As the heat wave stretched into its 11th straight day, Mother Nature surged temperatures even higher into the triple digits.

“It’s blazing outside.”

“It’s too hot. extremely hot.”

An excessive heat warning was in effect for most of Maryland through 10 p.m. Saturday.

“It’s actually greater now than at the beginning of this heat wave because you have a cumulative effect of the heat on people,” Peter Beilenson of the Howard County Health Department said.

Beilenson says the heat warning should not be taken lightly.

Already nine heat-related deaths are reported in Maryland– five in Baltimore City, two in Montgomery County, one in Wicomico, and Friday, a new death was reported in Baltimore County.

“We’re asking everyone to check in on their neighbors, particularly those who are not as mobile,” Lt. Gov. Anthony Brown said.

The Maryland Defense Force teamed up with the Maryland Emergency Management Agency (MEMA) and Baltimore City to go door-to-door today with hot weather supplies. Volunteers mostly targeted neighborhoods that are still without power.

Baltimore Gas and Electric (BGE) and other utility crews are working around the clock to restore service to around 5,000 homes.
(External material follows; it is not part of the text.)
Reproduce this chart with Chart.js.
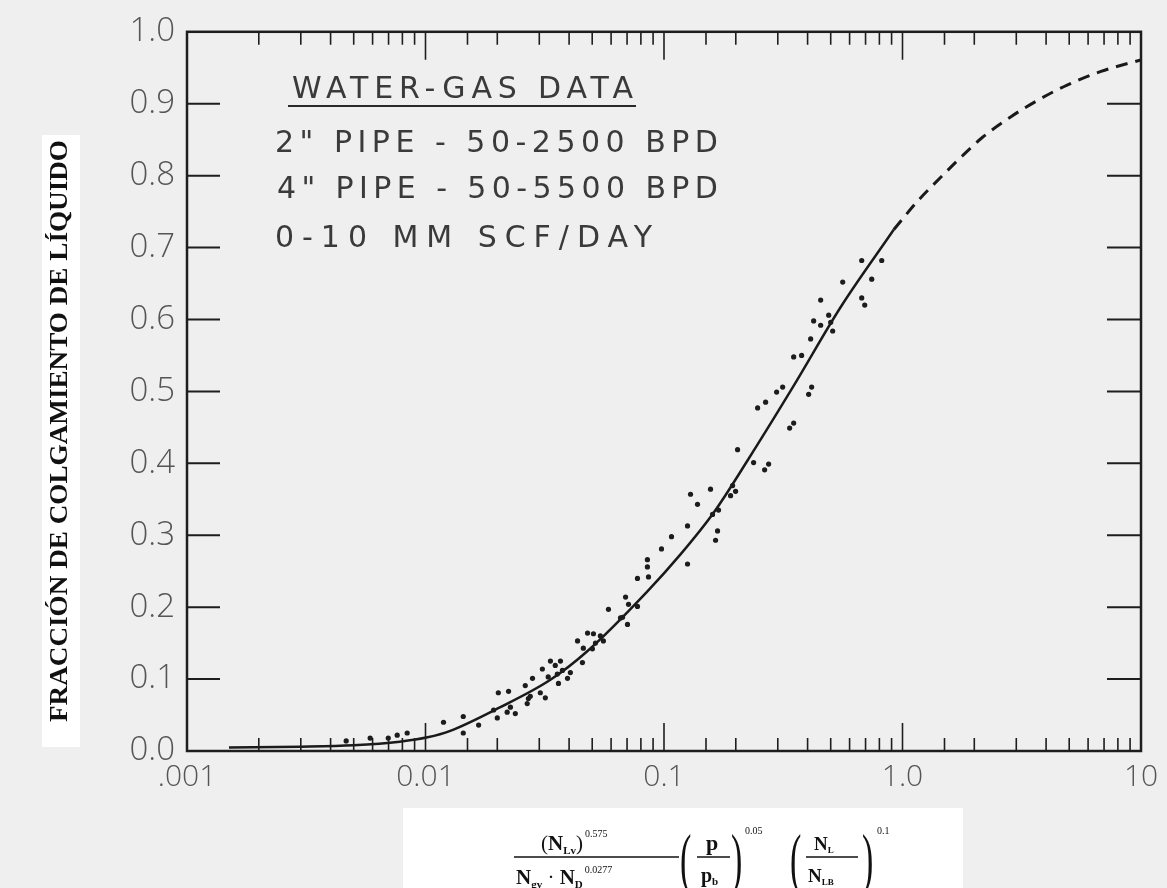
<!DOCTYPE html>
<html><head><meta charset="utf-8">
<script src="https://cdn.jsdelivr.net/npm/chart.js@4/dist/chart.umd.min.js"></script>
<style>
html,body{margin:0;padding:0;background:#efefef;}
#wrap{position:relative;width:1167px;height:888px;overflow:hidden;}
</style></head><body>
<div id="wrap"><canvas id="c" width="1167" height="888"></canvas></div>
<script>
// ---- data ----
const xTickValues = [0.001, 0.01, 0.1, 1, 10];
const xTickLabels = ['.001', '0.01', '0.1', '1.0', '10'];
const yTickLabels = ['0.0','0.1','0.2','0.3','0.4','0.5','0.6','0.7','0.8','0.9','1.0'];

const dataX = [0.00465,0.00586,0.00698,0.00761,0.00838,0.0119,0.0144,0.0144,0.0167,0.0193,
  0.0200,0.0202,0.0223,0.0220,0.0238,0.0227,0.0267,0.0270,0.0262,0.0281,
  0.0303,0.0318,0.0309,0.0334,0.0368,0.0357,0.0361,0.0394,0.0405,0.0327,
  0.0275,0.0455,0.0434,0.0459,0.0478,0.0506,0.0501,0.0557,0.0585,0.0657,
  0.0690,0.0710,0.0703,0.0774,0.0774,0.0852,0.0852,0.0861,0.0976,0.1075,
  0.1255,0.1255,0.1292,0.1382,0.1567,0.1598,0.1693,0.1677,0.1645,0.1902,
  0.1996,0.1939,0.2035,0.2375,0.2746,0.2642,0.2469,0.2667,0.2966,0.3144,
  0.3364,0.3497,0.3497,0.3776,0.4160,0.4041,0.4120,0.4241,0.4538,0.4538,
  0.4904,0.5000,0.5096,0.5614,0.6745,0.6944,0.6745,0.8183,0.7430,0.0541,
  0.0670,0.0350,0.0516,0.0375];
const dataY = [0.014,0.018,0.018,0.022,0.025,0.040,0.048,0.025,0.036,0.057,
  0.046,0.081,0.083,0.054,0.052,0.061,0.066,0.073,0.091,0.101,
  0.081,0.074,0.114,0.125,0.125,0.107,0.094,0.101,0.109,0.103,
  0.076,0.123,0.153,0.143,0.164,0.163,0.142,0.153,0.197,0.185,
  0.214,0.204,0.176,0.201,0.240,0.266,0.256,0.242,0.281,0.298,
  0.313,0.260,0.357,0.343,0.364,0.329,0.335,0.306,0.293,0.355,
  0.361,0.369,0.419,0.401,0.399,0.391,0.477,0.485,0.499,0.506,
  0.449,0.456,0.548,0.550,0.506,0.496,0.573,0.598,0.592,0.627,
  0.606,0.596,0.584,0.652,0.630,0.620,0.682,0.682,0.656,0.160,
  0.186,0.119,0.150,0.112];

const fitX = [0.0015,0.003,0.005,0.0078,0.0102,0.0127,0.0206,0.0334,0.0478,0.0852,0.117,0.162,0.225,0.35,0.55,0.92];
const fitY = [0.005,0.006,0.008,0.013,0.019,0.028,0.061,0.099,0.139,0.222,0.273,0.332,0.405,0.508,0.617,0.725];

const extX = [0.92,1.16,1.44,1.75,2.16,2.85,3.7,4.9,6.8,10];
const extY = [0.725,0.765,0.797,0.825,0.853,0.882,0.905,0.926,0.945,0.961];

const noteLines = ['WATER-GAS DATA', '2" PIPE - 50-2500 BPD', '4" PIPE - 50-5500 BPD', '0-10 MM SCF/DAY'];
const yTitle = 'FRACCIÓN DE COLGAMIENTO DE LÍQUIDO';

// ---- helpers ----
const zip = (xs, ys) => xs.map((x, i) => ({x, y: ys[i]}));
const SERIF = '"Liberation Serif","Times New Roman",serif';
const SANS = '"Open Sans","DejaVu Sans",sans-serif';
const NOTE = '"DejaVu Sans","Open Sans",sans-serif';

function runs(ctx, x, y, parts) {
  for (const p of parts) {
    ctx.font = p.f;
    ctx.fillText(p.t, x, y + (p.dy || 0));
    x += ctx.measureText(p.t).width + (p.gap || 0);
  }
  return x;
}

const decor = {
  id: 'decor',
  beforeDraw(chart) {
    const ctx = chart.ctx;
    ctx.save();
    ctx.fillStyle = '#efefef';
    ctx.fillRect(0, 0, chart.width, chart.height);
    ctx.fillStyle = '#ffffff';
    ctx.fillRect(42, 135, 38, 612);
    ctx.fillRect(403, 808, 560, 80);
    ctx.restore();
  },
  afterDraw(chart) {
    const ctx = chart.ctx;
    const a = chart.chartArea;
    const xs = chart.scales.x, ys = chart.scales.y;
    ctx.save();
    ctx.strokeStyle = '#1e1e1e';
    ctx.lineWidth = 2.5;
    ctx.strokeRect(a.left, a.top, a.right - a.left, a.bottom - a.top);
    ctx.lineWidth = 2;
    for (const t of ys.ticks) {
      if (t.value <= 0.0001 || t.value >= 0.9999) continue;
      const py = ys.getPixelForValue(t.value);
      ctx.beginPath();
      ctx.moveTo(a.left, py); ctx.lineTo(a.left + 33, py);
      ctx.moveTo(a.right - 34, py); ctx.lineTo(a.right, py);
      ctx.stroke();
    }
    ctx.lineWidth = 1.6;
    for (const t of xs.ticks) {
      const px = xs.getPixelForValue(t.value);
      if (px <= a.left + 1 || px >= a.right - 1) continue;
      const lg = Math.log10(t.value);
      const major = Math.abs(lg - Math.round(lg)) < 1e-6;
      const len = major ? 28 : 13;
      ctx.beginPath();
      ctx.moveTo(px, a.bottom); ctx.lineTo(px, a.bottom - len);
      ctx.moveTo(px, a.top); ctx.lineTo(px, a.top + len);
      ctx.stroke();
    }
    // notes
    ctx.fillStyle = '#3a3a3a';
    ctx.textBaseline = 'alphabetic';
    const noteX = [292, 275, 277, 275];
    const noteW = [341, 443, 441, 377];
    const noteB = [98, 152, 198, 247];
    ctx.font = '30px ' + NOTE;
    noteLines.forEach((s, i) => {
      ctx.letterSpacing = '0px';
      const w = ctx.measureText(s).width;
      const sp = (noteW[i] - w) / Math.max(1, s.length - 1);
      ctx.letterSpacing = sp.toFixed(2) + 'px';
      ctx.fillText(s, noteX[i], noteB[i]);
    });
    ctx.letterSpacing = '0px';
    ctx.strokeStyle = '#2a2a2a';
    ctx.lineWidth = 2;
    ctx.beginPath(); ctx.moveTo(288, 106); ctx.lineTo(636, 106); ctx.stroke();

    // y title (rotated)
    ctx.save();
    ctx.translate(67, 431);
    ctx.rotate(-Math.PI / 2);
    ctx.fillStyle = '#111';
    ctx.font = 'bold 25px ' + SERIF;
    ctx.textAlign = 'center';
    const tw = ctx.measureText(yTitle).width;
    ctx.scale(582 / tw, 1);
    ctx.fillText(yTitle, 0, 0);
    ctx.restore();

    // x title (formula)
    ctx.fillStyle = '#111';
    ctx.strokeStyle = '#111';
    ctx.textAlign = 'left';
    const B = 'bold 21px ' + SERIF, R = '21px ' + SERIF, S = 'bold 11px ' + SERIF, P = '10px ' + SERIF;
    runs(ctx, 541, 850, [{t:'(', f:R}, {t:'N', f:B}, {t:'Lv', f:S, dy:4}, {t:')', f:R, gap:2}, {t:'0.575', f:P, dy:-13}]);
    ctx.lineWidth = 1.3;
    ctx.beginPath(); ctx.moveTo(514, 857); ctx.lineTo(679, 857); ctx.stroke();
    runs(ctx, 516, 884, [{t:'N', f:B}, {t:'gv', f:S, dy:4}, {t:' · ', f:R}, {t:'N', f:B}, {t:'D', f:S, dy:4, gap:2}, {t:'0.0277', f:P, dy:-11}]);
    ctx.save();
    ctx.font = '300 34px ' + SERIF;
    ctx.setTransform(1, 0, 0, 2.0, 0, 0);
    ctx.fillText('(', 680, 873 / 2.0 + 4);
    ctx.fillText(')', 731, 873 / 2.0 + 4);
    ctx.fillText('(', 790, 873 / 2.0 + 4);
    ctx.fillText(')', 862, 873 / 2.0 + 4);
    ctx.restore();
    runs(ctx, 706, 850, [{t:'p', f:'bold 22px ' + SERIF}]);
    ctx.beginPath(); ctx.moveTo(697, 857); ctx.lineTo(730, 857); ctx.stroke();
    runs(ctx, 701, 882, [{t:'p', f:'bold 20px ' + SERIF}, {t:'b', f:S, dy:3}]);
    runs(ctx, 745, 834, [{t:'0.05', f:P}]);
    runs(ctx, 814, 850, [{t:'N', f:'bold 19px ' + SERIF}, {t:'L', f:'bold 9px ' + SERIF, dy:3}]);
    ctx.beginPath(); ctx.moveTo(806, 857); ctx.lineTo(858, 857); ctx.stroke();
    runs(ctx, 808, 882, [{t:'N', f:'bold 19px ' + SERIF}, {t:'LB', f:'bold 9px ' + SERIF, dy:3}]);
    runs(ctx, 877, 834, [{t:'0.1', f:P}]);
    ctx.restore();
  }
};

new Chart(document.getElementById('c'), {
  type: 'scatter',
  data: {
    datasets: [
      {
        label: 'data', data: zip(dataX, dataY),
        pointRadius: 2.6, pointBackgroundColor: '#1c1c1c', pointBorderWidth: 0, showLine: false
      },
      {
        label: 'correlation', data: zip(fitX, fitY), showLine: true,
        borderColor: '#1a1a1a', borderWidth: 2.5, pointRadius: 0, cubicInterpolationMode: 'monotone', fill: false
      },
      {
        label: 'extrapolation', data: zip(extX, extY), showLine: true,
        borderColor: '#1a1a1a', borderWidth: 3, borderDash: [12, 8], pointRadius: 0, cubicInterpolationMode: 'monotone', fill: false
      }
    ]
  },
  options: {
    responsive: false, animation: false, devicePixelRatio: 1,
    layout: { padding: { left: 0, top: 25, right: 26, bottom: 0 } },
    plugins: { legend: { display: false }, tooltip: { enabled: false } },
    scales: {
      x: {
        type: 'logarithmic', min: 0.001, max: 10,
        grid: { display: false, drawTicks: false },
        border: { display: false },
        afterFit(s) { s.height = 137; },
        ticks: {
          autoSkip: false, maxRotation: 0, minRotation: 0, padding: 8,
          color: '#555', font: { family: SANS, size: 30, weight: '300' },
          callback(v) {
            const i = xTickValues.findIndex(t => Math.abs(Math.log10(t) - Math.log10(v)) < 1e-6);
            return i >= 0 ? xTickLabels[i] : '';
          }
        }
      },
      y: {
        type: 'linear', min: 0, max: 1,
        grid: { display: false, drawTicks: false },
        border: { display: false },
        afterFit(s) { s.width = 187; },
        ticks: {
          stepSize: 0.1, padding: 12,
          color: '#555', font: { family: SANS, size: 33, weight: '300' },
          callback(v, i) { return yTickLabels[i]; }
        }
      }
    }
  },
  plugins: [decor]
});
</script>
</body></html>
“We’re bringing water. We’re bringing them food and if they need a ride back to a cooling center, we’re doing that too. So we’re just making sure everyone is OK,” Comm. Gen. Brian Kelm of the Maryland Defense Force said.

WJZ found that many residents are doing their best to have found their own way to cool off.

“I’ve just been drinking plenty of water, and snowballs really help,” one resident said.

State leaders are urging residents who don’t have power to reach out to cooling centers until repairs are made. For more information on the cooling centers, click here.

For a closer look at the outages in our area, click here.

Health leaders also say if possible you should avoid being outside from the hours of noon to 5 p.m., which is typically the most dangerous time.